Collection entries
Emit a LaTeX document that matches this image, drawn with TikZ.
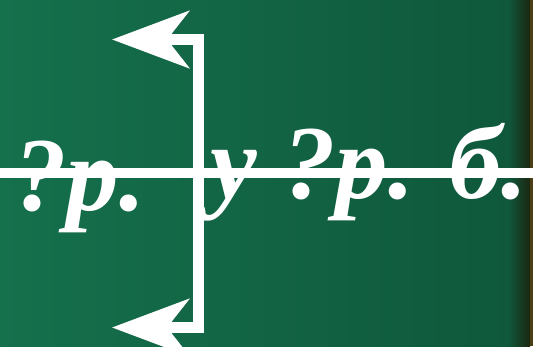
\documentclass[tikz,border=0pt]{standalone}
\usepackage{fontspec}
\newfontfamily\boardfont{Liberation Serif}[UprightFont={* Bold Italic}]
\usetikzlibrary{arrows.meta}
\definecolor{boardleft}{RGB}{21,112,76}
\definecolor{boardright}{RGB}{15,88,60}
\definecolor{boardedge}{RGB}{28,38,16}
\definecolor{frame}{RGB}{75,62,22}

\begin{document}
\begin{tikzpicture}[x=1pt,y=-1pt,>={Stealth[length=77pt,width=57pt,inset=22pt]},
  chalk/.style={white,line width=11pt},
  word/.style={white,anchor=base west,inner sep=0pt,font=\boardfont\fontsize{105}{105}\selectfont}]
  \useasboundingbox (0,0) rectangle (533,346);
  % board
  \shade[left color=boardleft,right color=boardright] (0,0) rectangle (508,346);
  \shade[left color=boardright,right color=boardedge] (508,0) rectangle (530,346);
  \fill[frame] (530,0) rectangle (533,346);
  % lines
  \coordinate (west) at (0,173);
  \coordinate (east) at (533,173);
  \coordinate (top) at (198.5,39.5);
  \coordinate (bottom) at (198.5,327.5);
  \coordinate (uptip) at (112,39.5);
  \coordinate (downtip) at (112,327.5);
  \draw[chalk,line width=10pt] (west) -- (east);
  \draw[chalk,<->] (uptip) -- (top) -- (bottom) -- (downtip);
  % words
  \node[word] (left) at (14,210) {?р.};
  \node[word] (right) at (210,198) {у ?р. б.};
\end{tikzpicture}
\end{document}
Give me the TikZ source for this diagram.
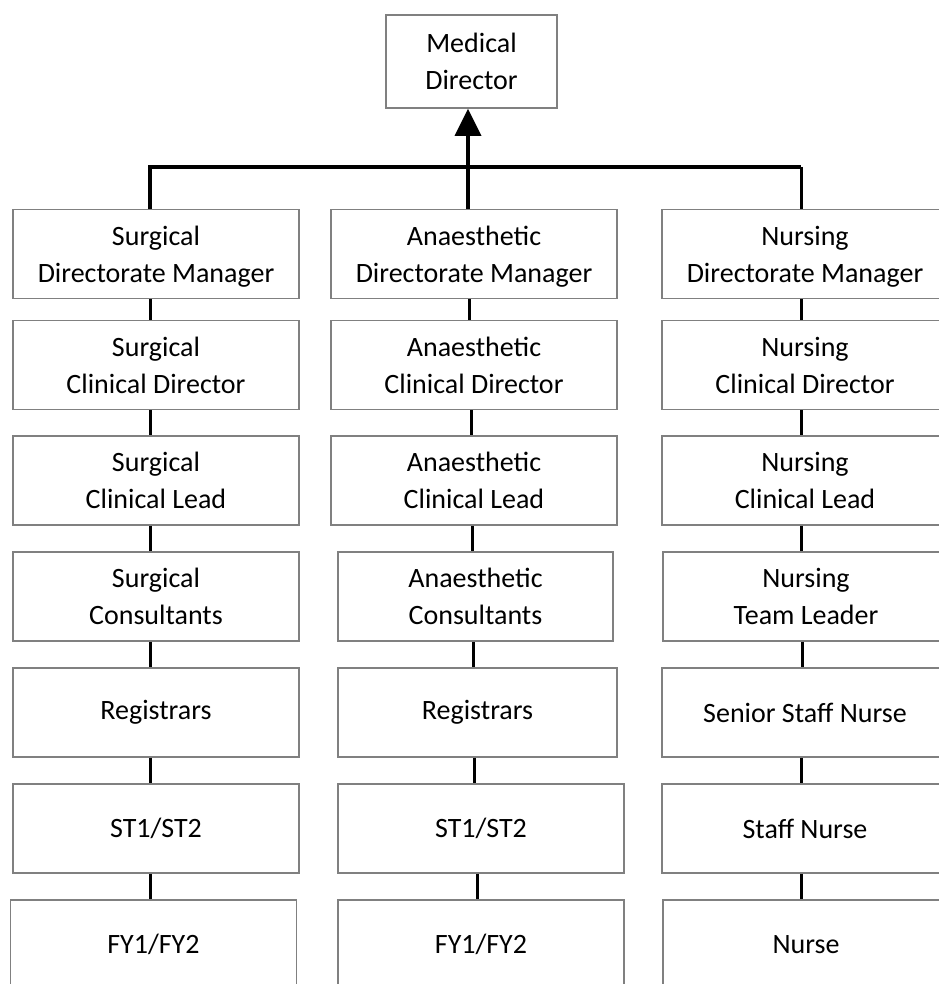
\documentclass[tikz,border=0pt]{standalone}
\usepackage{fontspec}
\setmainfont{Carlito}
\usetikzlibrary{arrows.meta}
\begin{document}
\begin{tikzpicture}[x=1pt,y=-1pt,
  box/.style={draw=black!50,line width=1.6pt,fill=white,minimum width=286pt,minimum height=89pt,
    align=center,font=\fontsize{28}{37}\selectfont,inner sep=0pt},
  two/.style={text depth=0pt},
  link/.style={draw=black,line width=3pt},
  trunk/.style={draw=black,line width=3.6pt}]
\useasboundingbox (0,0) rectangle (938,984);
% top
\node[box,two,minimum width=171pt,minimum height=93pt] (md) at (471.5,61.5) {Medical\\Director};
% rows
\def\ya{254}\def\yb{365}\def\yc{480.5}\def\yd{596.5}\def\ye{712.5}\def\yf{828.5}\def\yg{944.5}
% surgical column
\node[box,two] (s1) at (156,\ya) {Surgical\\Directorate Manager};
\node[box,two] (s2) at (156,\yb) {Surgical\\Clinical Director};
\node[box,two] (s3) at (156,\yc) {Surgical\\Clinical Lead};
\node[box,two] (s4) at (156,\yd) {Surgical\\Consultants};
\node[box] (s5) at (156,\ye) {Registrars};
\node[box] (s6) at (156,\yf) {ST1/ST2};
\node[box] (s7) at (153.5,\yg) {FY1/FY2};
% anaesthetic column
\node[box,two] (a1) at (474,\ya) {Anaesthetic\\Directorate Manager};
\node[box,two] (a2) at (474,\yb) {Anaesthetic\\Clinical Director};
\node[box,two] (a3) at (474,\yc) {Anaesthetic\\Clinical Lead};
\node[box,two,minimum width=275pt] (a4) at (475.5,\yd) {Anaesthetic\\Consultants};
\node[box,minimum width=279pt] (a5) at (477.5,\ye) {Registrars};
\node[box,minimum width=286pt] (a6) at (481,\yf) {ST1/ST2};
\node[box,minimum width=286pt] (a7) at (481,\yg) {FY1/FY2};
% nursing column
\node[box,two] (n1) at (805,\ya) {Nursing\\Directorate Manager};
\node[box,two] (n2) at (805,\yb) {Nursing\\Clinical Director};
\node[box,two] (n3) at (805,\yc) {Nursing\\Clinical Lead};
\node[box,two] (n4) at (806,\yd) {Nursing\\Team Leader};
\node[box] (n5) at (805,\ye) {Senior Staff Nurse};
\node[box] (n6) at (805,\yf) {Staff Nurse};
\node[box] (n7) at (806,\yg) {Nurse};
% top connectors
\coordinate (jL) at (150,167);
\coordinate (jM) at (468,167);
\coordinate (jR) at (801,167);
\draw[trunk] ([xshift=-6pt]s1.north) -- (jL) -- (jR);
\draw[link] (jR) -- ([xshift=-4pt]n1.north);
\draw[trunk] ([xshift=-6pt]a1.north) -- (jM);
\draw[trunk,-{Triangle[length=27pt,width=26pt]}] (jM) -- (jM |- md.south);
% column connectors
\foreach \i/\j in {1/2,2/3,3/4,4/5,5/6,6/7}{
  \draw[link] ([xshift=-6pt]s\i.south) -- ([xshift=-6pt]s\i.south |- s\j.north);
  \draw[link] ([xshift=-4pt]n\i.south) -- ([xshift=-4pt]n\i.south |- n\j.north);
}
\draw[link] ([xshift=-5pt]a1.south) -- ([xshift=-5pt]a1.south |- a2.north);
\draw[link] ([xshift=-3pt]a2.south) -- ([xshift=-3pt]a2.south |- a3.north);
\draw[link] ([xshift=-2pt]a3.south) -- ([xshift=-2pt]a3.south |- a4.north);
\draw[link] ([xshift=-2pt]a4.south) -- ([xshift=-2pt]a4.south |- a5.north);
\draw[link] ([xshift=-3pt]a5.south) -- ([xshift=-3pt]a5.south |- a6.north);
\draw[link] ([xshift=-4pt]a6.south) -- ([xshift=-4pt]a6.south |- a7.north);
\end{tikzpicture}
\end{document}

EXERCISE: How many lines of the listing above include the word "this"? Reply with the number alone.

THE RESULT: 2